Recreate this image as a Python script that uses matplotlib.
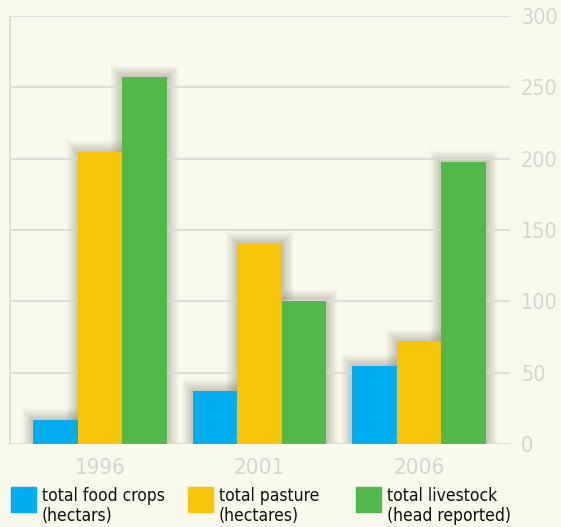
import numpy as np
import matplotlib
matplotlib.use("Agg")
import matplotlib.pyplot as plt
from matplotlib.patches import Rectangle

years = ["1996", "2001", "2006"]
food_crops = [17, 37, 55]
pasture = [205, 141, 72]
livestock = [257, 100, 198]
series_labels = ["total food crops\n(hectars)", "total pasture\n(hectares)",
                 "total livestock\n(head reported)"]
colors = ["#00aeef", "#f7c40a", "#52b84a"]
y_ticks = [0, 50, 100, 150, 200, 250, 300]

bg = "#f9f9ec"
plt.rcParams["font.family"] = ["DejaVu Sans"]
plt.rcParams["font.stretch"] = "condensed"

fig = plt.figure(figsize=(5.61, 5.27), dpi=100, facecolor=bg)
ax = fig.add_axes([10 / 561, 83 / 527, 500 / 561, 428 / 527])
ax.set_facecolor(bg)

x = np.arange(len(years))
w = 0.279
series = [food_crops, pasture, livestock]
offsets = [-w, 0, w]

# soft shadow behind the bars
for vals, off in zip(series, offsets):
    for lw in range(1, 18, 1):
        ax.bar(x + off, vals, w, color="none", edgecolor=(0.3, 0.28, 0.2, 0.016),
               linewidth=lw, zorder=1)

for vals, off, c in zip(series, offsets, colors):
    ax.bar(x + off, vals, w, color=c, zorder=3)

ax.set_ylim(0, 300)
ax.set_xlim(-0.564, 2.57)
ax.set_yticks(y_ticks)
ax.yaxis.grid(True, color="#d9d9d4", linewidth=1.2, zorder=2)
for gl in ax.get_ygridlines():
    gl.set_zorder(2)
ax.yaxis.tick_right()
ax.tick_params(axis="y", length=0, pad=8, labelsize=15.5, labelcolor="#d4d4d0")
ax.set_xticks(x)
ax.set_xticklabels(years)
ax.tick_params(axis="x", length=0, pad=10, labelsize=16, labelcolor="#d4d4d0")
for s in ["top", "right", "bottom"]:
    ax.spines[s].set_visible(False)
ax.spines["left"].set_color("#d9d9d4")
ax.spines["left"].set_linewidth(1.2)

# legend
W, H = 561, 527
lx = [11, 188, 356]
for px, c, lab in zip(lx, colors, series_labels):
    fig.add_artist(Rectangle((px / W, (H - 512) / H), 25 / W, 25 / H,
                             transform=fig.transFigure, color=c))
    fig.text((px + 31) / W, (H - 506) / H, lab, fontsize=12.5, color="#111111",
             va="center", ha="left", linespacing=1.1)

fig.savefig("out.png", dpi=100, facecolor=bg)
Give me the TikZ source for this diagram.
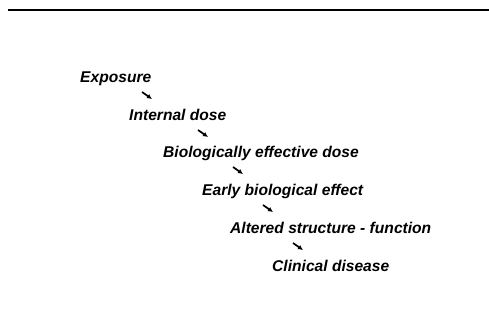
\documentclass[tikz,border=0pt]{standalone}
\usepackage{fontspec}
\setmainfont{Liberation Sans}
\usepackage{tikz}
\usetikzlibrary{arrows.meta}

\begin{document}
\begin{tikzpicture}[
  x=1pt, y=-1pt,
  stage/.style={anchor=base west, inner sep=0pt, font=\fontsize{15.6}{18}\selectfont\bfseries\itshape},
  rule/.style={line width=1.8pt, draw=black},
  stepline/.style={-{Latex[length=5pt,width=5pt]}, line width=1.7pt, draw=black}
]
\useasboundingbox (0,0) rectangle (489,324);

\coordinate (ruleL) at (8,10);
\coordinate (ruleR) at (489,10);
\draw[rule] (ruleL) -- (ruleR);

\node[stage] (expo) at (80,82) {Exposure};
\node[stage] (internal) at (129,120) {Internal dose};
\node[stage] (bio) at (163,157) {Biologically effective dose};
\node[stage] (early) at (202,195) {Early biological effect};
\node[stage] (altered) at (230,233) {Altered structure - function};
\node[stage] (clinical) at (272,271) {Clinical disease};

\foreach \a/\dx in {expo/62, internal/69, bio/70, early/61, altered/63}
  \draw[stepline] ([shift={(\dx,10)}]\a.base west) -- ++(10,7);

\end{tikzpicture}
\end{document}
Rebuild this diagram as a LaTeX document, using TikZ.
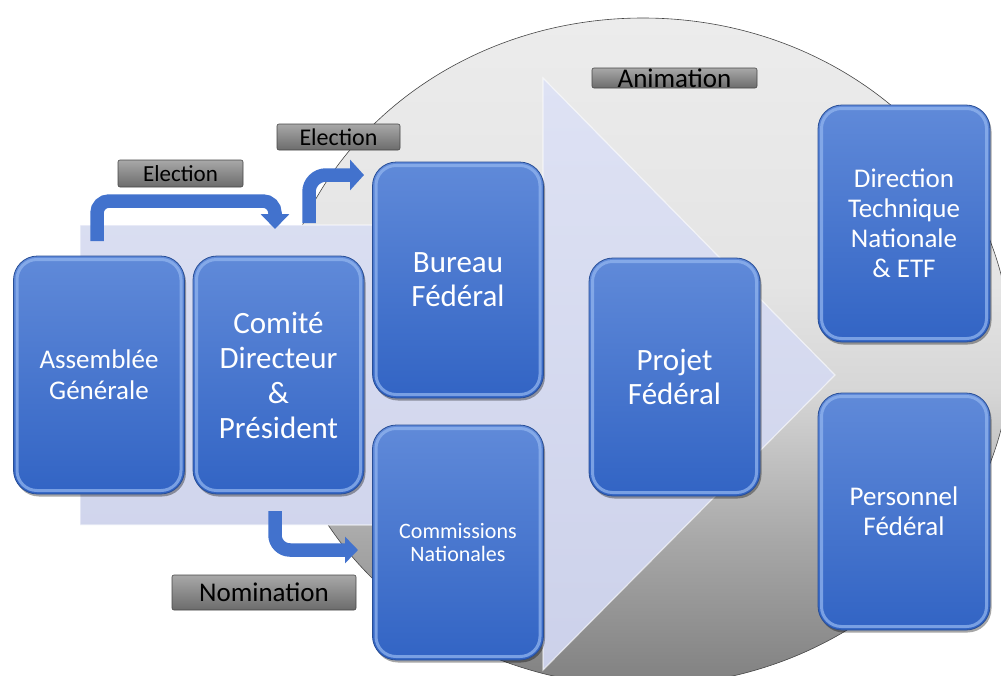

Task details - Copy the whole of the material above exactly, but not its images.

Solution to the exercise -
Recreate this image as a Python script that uses matplotlib.
import numpy as np
import matplotlib
matplotlib.use("Agg")
import matplotlib.pyplot as plt
from matplotlib.patches import Rectangle

years = ["1996", "2001", "2006"]
food_crops = [17, 37, 55]
pasture = [205, 141, 72]
livestock = [257, 100, 198]
series_labels = ["total food crops\n(hectars)", "total pasture\n(hectares)",
                 "total livestock\n(head reported)"]
colors = ["#00aeef", "#f7c40a", "#52b84a"]
y_ticks = [0, 50, 100, 150, 200, 250, 300]

bg = "#f9f9ec"
plt.rcParams["font.family"] = ["DejaVu Sans"]
plt.rcParams["font.stretch"] = "condensed"

fig = plt.figure(figsize=(5.61, 5.27), dpi=100, facecolor=bg)
ax = fig.add_axes([10 / 561, 83 / 527, 500 / 561, 428 / 527])
ax.set_facecolor(bg)

x = np.arange(len(years))
w = 0.279
series = [food_crops, pasture, livestock]
offsets = [-w, 0, w]

# soft shadow behind the bars
for vals, off in zip(series, offsets):
    for lw in range(1, 18, 1):
        ax.bar(x + off, vals, w, color="none", edgecolor=(0.3, 0.28, 0.2, 0.016),
               linewidth=lw, zorder=1)

for vals, off, c in zip(series, offsets, colors):
    ax.bar(x + off, vals, w, color=c, zorder=3)

ax.set_ylim(0, 300)
ax.set_xlim(-0.564, 2.57)
ax.set_yticks(y_ticks)
ax.yaxis.grid(True, color="#d9d9d4", linewidth=1.2, zorder=2)
for gl in ax.get_ygridlines():
    gl.set_zorder(2)
ax.yaxis.tick_right()
ax.tick_params(axis="y", length=0, pad=8, labelsize=15.5, labelcolor="#d4d4d0")
ax.set_xticks(x)
ax.set_xticklabels(years)
ax.tick_params(axis="x", length=0, pad=10, labelsize=16, labelcolor="#d4d4d0")
for s in ["top", "right", "bottom"]:
    ax.spines[s].set_visible(False)
ax.spines["left"].set_color("#d9d9d4")
ax.spines["left"].set_linewidth(1.2)

# legend
W, H = 561, 527
lx = [11, 188, 356]
for px, c, lab in zip(lx, colors, series_labels):
    fig.add_artist(Rectangle((px / W, (H - 512) / H), 25 / W, 25 / H,
                             transform=fig.transFigure, color=c))
    fig.text((px + 31) / W, (H - 506) / H, lab, fontsize=12.5, color="#111111",
             va="center", ha="left", linespacing=1.1)

fig.savefig("out.png", dpi=100, facecolor=bg)
Give me the TikZ source for this diagram.
\documentclass[tikz,border=0pt]{standalone}
\usepackage{fontspec}
\setmainfont{Liberation Sans}
\usepackage{tikz}
\usetikzlibrary{arrows.meta}

\begin{document}
\begin{tikzpicture}[
  x=1pt, y=-1pt,
  stage/.style={anchor=base west, inner sep=0pt, font=\fontsize{15.6}{18}\selectfont\bfseries\itshape},
  rule/.style={line width=1.8pt, draw=black},
  stepline/.style={-{Latex[length=5pt,width=5pt]}, line width=1.7pt, draw=black}
]
\useasboundingbox (0,0) rectangle (489,324);

\coordinate (ruleL) at (8,10);
\coordinate (ruleR) at (489,10);
\draw[rule] (ruleL) -- (ruleR);

\node[stage] (expo) at (80,82) {Exposure};
\node[stage] (internal) at (129,120) {Internal dose};
\node[stage] (bio) at (163,157) {Biologically effective dose};
\node[stage] (early) at (202,195) {Early biological effect};
\node[stage] (altered) at (230,233) {Altered structure - function};
\node[stage] (clinical) at (272,271) {Clinical disease};

\foreach \a/\dx in {expo/62, internal/69, bio/70, early/61, altered/63}
  \draw[stepline] ([shift={(\dx,10)}]\a.base west) -- ++(10,7);

\end{tikzpicture}
\end{document}
Rebuild this diagram as a LaTeX document, using TikZ.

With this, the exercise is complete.